→ REQUIRED WORK
Leaving out every picture, copy the lines of the data exactly, from the first through the line containing "const aStarTimes = [140, 180, 220, 260, 300];".
- - -
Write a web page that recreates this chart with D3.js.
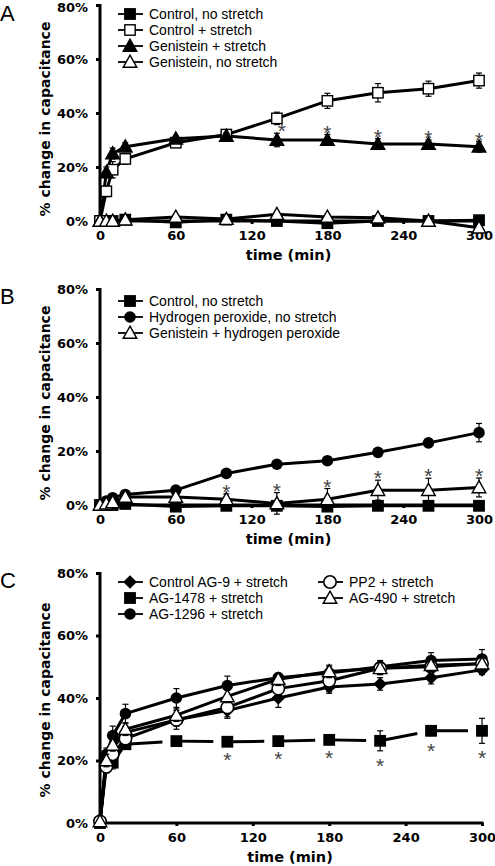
<!DOCTYPE html>
<html><head><meta charset="utf-8">
<script src="https://cdn.jsdelivr.net/npm/d3@7"></script>
<style>body{margin:0;background:#fff}svg{display:block}</style>
</head><body><svg id="c" width="495" height="866"></svg>
<script>
// ---------- DATA ----------
const times = [0, 5, 10, 20, 60, 100, 140, 180, 220, 260, 300];
const xTicks = [0, 60, 120, 180, 240, 300];
const yTicks = [0, 20, 40, 60, 80];

// Panel A
const aControlNoStretch    = [0, 0, 0, 0.5, -0.5, 0.5, 0, -0.8, 0, 0, 0.3];
const aControlNoStretchErr = [0, 0, 0, 0, 0.5, 0.5, 0.5, 0.5, 0.5, 0.5, 0.5];
const aControlStretch      = [0, 11, 19, 23, 29, 32, 38, 44.5, 47.5, 49, 52];
const aControlStretchErr   = [0, 2, 3, 2, 1.5, 1, 2.3, 2.8, 3.4, 2.8, 2.8];
const aGenStretch          = [0, 18, 25, 27.5, 30.5, 31.5, 30, 30, 28.5, 28.5, 27.5];
const aGenStretchErr       = [0, 2, 2, 1.5, 1, 1, 2.5, 2, 2, 1.5, 2];
const aGenNoStretch        = [0, 0, 0, 0.5, 1.5, 0.7, 2.5, 1.5, 1.2, 0, -2.5];
const aGenNoStretchErr     = [0, 0, 0, 0, 1, 0.5, 1, 1, 1, 0.5, 1];
const aLabels = ["Control, no stretch", "Control + stretch", "Genistein + stretch", "Genistein, no stretch"];
const aStarTimes = [140, 180, 220, 260, 300];

// Panel B
const bControlNoStretch    = [0, 0, 0, 0.4, -0.6, -0.3, -0.3, -0.6, -0.3, -0.3, -0.3];
const bControlNoStretchErr = [0, 0, 0, 0, 0.3, 0.3, 0.3, 0.3, 0.3, 0.3, 0.3];
const bH2O2                = [0, 1.5, 2.7, 3.9, 5.5, 11.7, 15.1, 16.4, 19.5, 23, 26.8];
const bH2O2Err             = [0, 0.5, 0.5, 0.5, 1, 1, 1, 1, 1, 1.5, 3.4];
const bGenH2O2             = [0, 0.5, 1, 3, 3, 2.1, 0.6, 2.1, 5.5, 5.5, 6.5];
const bGenH2O2Err          = [0, 0.5, 0.5, 1, 1, 2, 4, 4, 3.7, 4.4, 3.5];
const bLabels = ["Control, no stretch", "Hydrogen peroxide, no stretch", "Genistein + hydrogen peroxide"];
const bStarTimes = [100, 140, 180, 220, 260, 300];

// Panel C
const cAG9      = [1, 20, 24, 29, 33, 36, 40, 43.5, 44.5, 46.5, 49];
const cAG9Err   = [0, 2, 2, 2, 2, 2, 3, 2, 2, 2, 1.5];
const cAG1478   = [0, 20, 19.3, 25.2, 26.2, 26, 26.2, 26.6, 26.3, 29.5, 29.5];
const cAG1478Err= [0, 2, 2, 1, 1, 1, 1, 1, 3.2, 1.5, 4];
const cAG1296   = [0.5, 22, 28, 35, 40, 44, 46.5, 48, 50, 52, 52.5];
const cAG1296Err= [0, 2, 3, 3, 3, 3, 1, 2, 2, 2.5, 3];
const cPP2      = [0.5, 18, 22, 27, 33, 37, 43, 45.5, 49.5, 50, 51];
const cPP2Err   = [0, 2, 2, 2, 3, 3.5, 2, 3.5, 2, 2, 2];
const cAG490    = [0.5, 20, 25, 30, 34.5, 40.5, 46, 48.5, 49.5, 50.5, 51];
const cAG490Err = [0, 2, 2, 2, 2, 2, 2, 2, 2, 2, 2];
const cLabels = ["Control AG-9 + stretch", "AG-1478 + stretch", "AG-1296 + stretch", "PP2 + stretch", "AG-490 + stretch"];
const cStarTimes = [100, 140, 180, 220, 260, 300];

// ---------- DRAWING ----------
const svg = d3.select("#c");
const tickFont = "'DejaVu Sans', Verdana, sans-serif";
const legFont = "'Liberation Sans', Arial, sans-serif";

function drawMarker(g, type, x, y) {
  const s = 5.2;
  if (type === "sqFill" || type === "sqOpen") {
    g.append("rect").attr("x", x - s).attr("y", y - s).attr("width", 2 * s).attr("height", 2 * s)
      .attr("fill", type === "sqFill" ? "#000" : "#fff").attr("stroke", "#000").attr("stroke-width", 1.4);
  } else if (type === "triFill" || type === "triOpen") {
    const t = 6.8;
    g.append("path").attr("d", `M${x},${y - t}L${x + t},${y + t * 0.78}L${x - t},${y + t * 0.78}Z`)
      .attr("fill", type === "triFill" ? "#000" : "#fff").attr("stroke", "#000").attr("stroke-width", 1.4)
      .attr("stroke-linejoin", "miter");
  } else if (type === "cirFill") {
    g.append("circle").attr("cx", x).attr("cy", y).attr("r", 5.8).attr("fill", "#000");
  } else if (type === "cirOpen") {
    g.append("circle").attr("cx", x).attr("cy", y).attr("r", 6.2).attr("fill", "#fff")
      .attr("stroke", "#000").attr("stroke-width", 1.6);
  } else if (type === "diamond") {
    const d = 6.8;
    g.append("path").attr("d", `M${x},${y - d}L${x + d},${y}L${x},${y + d}L${x - d},${y}Z`).attr("fill", "#000");
  }
}

function panel(cfg) {
  const g = svg.append("g");
  const x = d3.scaleLinear().domain([0, 300]).range([cfg.x0, cfg.x1]);
  const y = d3.scaleLinear().domain([0, 80]).range([cfg.yBottom, cfg.yTop]);

  // y axis
  const ya = g.append("g").attr("transform", `translate(${cfg.x0},0)`)
    .call(d3.axisLeft(y).tickValues(yTicks).tickFormat(d => d + "%").tickSize(4).tickPadding(8));
  ya.select(".domain").attr("stroke-width", 3).attr("d", `M0,${cfg.yTop - 1}V${cfg.yBottom + 1.5}`);
  ya.selectAll(".tick line").attr("stroke-width", 3);
  ya.selectAll("text").attr("font-family", tickFont).attr("font-weight", "bold").attr("font-size", "13px").attr("fill", "#000");
  if (cfg.topNudge) ya.selectAll(".tick").filter(d => d === 80).select("text").attr("y", cfg.topNudge);

  // x axis
  const xa = g.append("g").attr("transform", `translate(0,${cfg.yBottom})`)
    .call(d3.axisBottom(x).tickValues(xTicks).tickSize(3).tickPadding(7));
  xa.select(".domain").attr("stroke-width", 3).attr("d", `M${cfg.x0 - 1.5},0H${cfg.x1 + 1.5}`);
  xa.selectAll(".tick line").attr("stroke-width", 3);
  xa.selectAll("text").attr("font-family", tickFont).attr("font-weight", "bold").attr("font-size", "13px").attr("fill", "#000");

  // titles
  g.append("text").attr("x", (cfg.x0 + cfg.x1) / 2 - 1).attr("y", cfg.yBottom + 39)
    .attr("text-anchor", "middle").attr("font-family", tickFont).attr("font-weight", "bold")
    .attr("font-size", "14.5px").text("time (min)");
  g.append("text").attr("transform", `translate(50,${cfg.yTitle}) rotate(-90)`)
    .attr("text-anchor", "middle").attr("font-family", tickFont).attr("font-weight", "bold")
    .attr("font-size", "14px").text("% change in capacitance");
  g.append("text").attr("x", 0).attr("y", cfg.letterY).attr("font-family", legFont)
    .attr("font-size", "22px").text(cfg.letter);

  const line = d3.line().x((d, i) => x(times[i])).y(d => y(d));

  // lines
  cfg.series.forEach(s => {
    if (s.broken) {
      for (let i = 0; i < s.values.length - 1; i++) {
        const xa1 = x(times[i]), ya1 = y(s.values[i]), xb = x(times[i + 1]), yb = y(s.values[i + 1]);
        const len = Math.hypot(xb - xa1, yb - ya1);
        const trim = len > 30 ? 14 : 0;
        const f = (len - trim) / len;
        g.append("line").attr("x1", xa1).attr("y1", ya1)
          .attr("x2", xa1 + (xb - xa1) * f).attr("y2", ya1 + (yb - ya1) * f)
          .attr("stroke", "#000").attr("stroke-width", 3);
      }
    } else {
      g.append("path").datum(s.values).attr("d", line).attr("fill", "none")
        .attr("stroke", "#000").attr("stroke-width", 3).attr("stroke-linejoin", "round");
    }
  });
  // error bars + markers
  cfg.series.forEach(s => {
    s.values.forEach((v, i) => {
      const e = s.err[i];
      if (e > 0.2) {
        const cx = x(times[i]);
        const y1 = y(v + e), y2 = y(v - e);
        g.append("line").attr("x1", cx).attr("x2", cx).attr("y1", y1).attr("y2", y2).attr("stroke", "#000").attr("stroke-width", 1.2);
        g.append("line").attr("x1", cx - 3).attr("x2", cx + 3).attr("y1", y1).attr("y2", y1).attr("stroke", "#000").attr("stroke-width", 1.2);
        g.append("line").attr("x1", cx - 3).attr("x2", cx + 3).attr("y1", y2).attr("y2", y2).attr("stroke", "#000").attr("stroke-width", 1.2);
      }
    });
    s.values.forEach((v, i) => drawMarker(g, s.marker, x(times[i]), y(v)));
  });

  // asterisks
  const ss = cfg.series[cfg.starSeries];
  const fs = 21;
  cfg.starTimes.forEach(t => {
    const i = times.indexOf(t);
    const v = ss.values[i], e = ss.err[i];
    const cy = cfg.starBelow ? y(v - e) + 10 : y(v + e) - 7;
    const dx = (cfg.starShift && cfg.starShift[t]) || 0;
    g.append("text").attr("x", x(t) + dx).attr("y", cy + 0.58 * fs).attr("text-anchor", "middle")
      .attr("font-family", legFont).attr("font-size", fs + "px").attr("fill", "#444").text("*");
  });

  // legend
  cfg.legend.forEach(l => {
    const s = cfg.series[l.idx];
    if (s.broken) {
      g.append("line").attr("x1", l.x).attr("x2", l.x + 13).attr("y1", l.y).attr("y2", l.y).attr("stroke", "#000").attr("stroke-width", 1.8);
    } else {
      g.append("line").attr("x1", l.x - 12).attr("x2", l.x + 13).attr("y1", l.y).attr("y2", l.y).attr("stroke", "#000").attr("stroke-width", 1.8);
    }
    drawMarker(g, s.marker, l.x, l.y);
    g.append("text").attr("x", l.x + 19).attr("y", l.y + 5).attr("font-family", legFont)
      .attr("font-size", "14px").attr("fill", "#000").text(s.label);
  });
}

panel({
  letter: "A", letterY: 21, x0: 100, x1: 479, yTop: 5, yBottom: 221, yTitle: 119, topNudge: 2,
  series: [
    { label: aLabels[0], values: aControlNoStretch, err: aControlNoStretchErr, marker: "sqFill" },
    { label: aLabels[1], values: aControlStretch, err: aControlStretchErr, marker: "sqOpen" },
    { label: aLabels[2], values: aGenStretch, err: aGenStretchErr, marker: "triFill" },
    { label: aLabels[3], values: aGenNoStretch, err: aGenNoStretchErr, marker: "triOpen" }
  ],
  starSeries: 2, starTimes: aStarTimes, starShift: { 140: 5 },
  legend: [{ idx: 0, x: 130, y: 14 }, { idx: 1, x: 130, y: 30 }, { idx: 2, x: 130, y: 46 }, { idx: 3, x: 130, y: 62 }]
});

panel({
  letter: "B", letterY: 304, x0: 100, x1: 479, yTop: 289, yBottom: 505, yTitle: 403,
  series: [
    { label: bLabels[0], values: bControlNoStretch, err: bControlNoStretchErr, marker: "sqFill" },
    { label: bLabels[1], values: bH2O2, err: bH2O2Err, marker: "cirFill" },
    { label: bLabels[2], values: bGenH2O2, err: bGenH2O2Err, marker: "triOpen" }
  ],
  starSeries: 2, starTimes: bStarTimes,
  legend: [{ idx: 0, x: 130, y: 301 }, { idx: 1, x: 130, y: 317 }, { idx: 2, x: 130, y: 333 }]
});

panel({
  letter: "C", letterY: 588, x0: 100, x1: 482, yTop: 573, yBottom: 823, yTitle: 700,
  series: [
    { label: cLabels[0], values: cAG9, err: cAG9Err, marker: "diamond" },
    { label: cLabels[1], values: cAG1478, err: cAG1478Err, marker: "sqFill", broken: true },
    { label: cLabels[2], values: cAG1296, err: cAG1296Err, marker: "cirFill" },
    { label: cLabels[3], values: cPP2, err: cPP2Err, marker: "cirOpen" },
    { label: cLabels[4], values: cAG490, err: cAG490Err, marker: "triOpen" }
  ],
  starSeries: 1, starTimes: cStarTimes, starBelow: true,
  legend: [{ idx: 0, x: 130, y: 582 }, { idx: 1, x: 130, y: 598 }, { idx: 2, x: 130, y: 614 },
           { idx: 3, x: 330, y: 582 }, { idx: 4, x: 330, y: 598 }]
});
</script></body></html>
- - -
→ THE RESULT
Write a web page that recreates this chart with D3.js.
<!DOCTYPE html>
<html><head><meta charset="utf-8">
<script src="https://cdn.jsdelivr.net/npm/d3@7"></script>
<style>body{margin:0;background:#fff}svg{display:block}</style>
</head><body><svg id="c" width="495" height="866"></svg>
<script>
// ---------- DATA ----------
const times = [0, 5, 10, 20, 60, 100, 140, 180, 220, 260, 300];
const xTicks = [0, 60, 120, 180, 240, 300];
const yTicks = [0, 20, 40, 60, 80];

// Panel A
const aControlNoStretch    = [0, 0, 0, 0.5, -0.5, 0.5, 0, -0.8, 0, 0, 0.3];
const aControlNoStretchErr = [0, 0, 0, 0, 0.5, 0.5, 0.5, 0.5, 0.5, 0.5, 0.5];
const aControlStretch      = [0, 11, 19, 23, 29, 32, 38, 44.5, 47.5, 49, 52];
const aControlStretchErr   = [0, 2, 3, 2, 1.5, 1, 2.3, 2.8, 3.4, 2.8, 2.8];
const aGenStretch          = [0, 18, 25, 27.5, 30.5, 31.5, 30, 30, 28.5, 28.5, 27.5];
const aGenStretchErr       = [0, 2, 2, 1.5, 1, 1, 2.5, 2, 2, 1.5, 2];
const aGenNoStretch        = [0, 0, 0, 0.5, 1.5, 0.7, 2.5, 1.5, 1.2, 0, -2.5];
const aGenNoStretchErr     = [0, 0, 0, 0, 1, 0.5, 1, 1, 1, 0.5, 1];
const aLabels = ["Control, no stretch", "Control + stretch", "Genistein + stretch", "Genistein, no stretch"];
const aStarTimes = [140, 180, 220, 260, 300];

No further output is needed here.